OWNERSHIP OF MECHANICAL ROOM RESOLVED AFTER
TRIAL WHERE OFFERING DOCUMENTS WERE AMBIGUOUS
One of the functions of offering documents when units are offered for sale under condominium or cooperative ownership is to delineate the specific portions of the premises belong to each of the units and which are common elements. Contentious disputes between adjoining unit owners or tenant-shareholders, or between a unit owner or tenant-shareholder and the condominium or cooperative itself, frequently result when offering documents are unclear about the ownership of part of the premises or when they contain contradictions.
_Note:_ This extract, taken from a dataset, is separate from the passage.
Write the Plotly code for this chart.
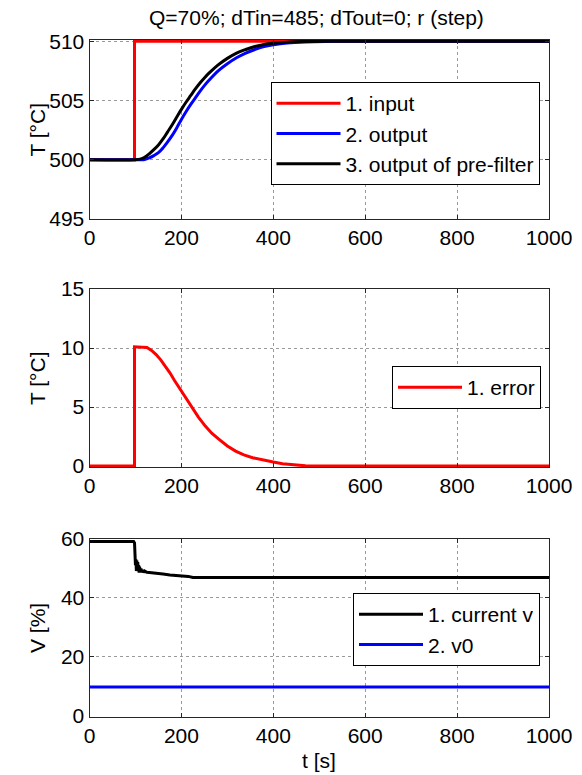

In Ainetchi v. 500 West End LLC, 2012 WL 573079, 2012 N.Y. Slip Op. 1358 (App. Div. 1st Dep’t Feb. 23, 2012), a trial was necessary to determine which of two owners of adjoining penthouse units in a residential condominium owned a mechanical room situated between the two units. According to the court, the Offering Plan Floor Plans and the Tax Lot Floor Plans provided that the mechanical room was part of the “Penthouse East” Unit. The plans prepared by the Condominium’s architect were contradictory, in that they designated the mechanical room “W212,” suggesting that it belonged to Penthouse West, but also included a “Door and Finish Schedule” designating the mechanical room as part of Penthouse East.
The trial court held that the mechanical room was part of Penthouse West, but the Appellate Division reversed the decision. The appellate court held that the weight of the evidence supported awarding ownership of the mechanical room to the owner of Penthouse East, and that the designation of the room as “W212” appeared to be a typographical error that did not outweigh the other evidence.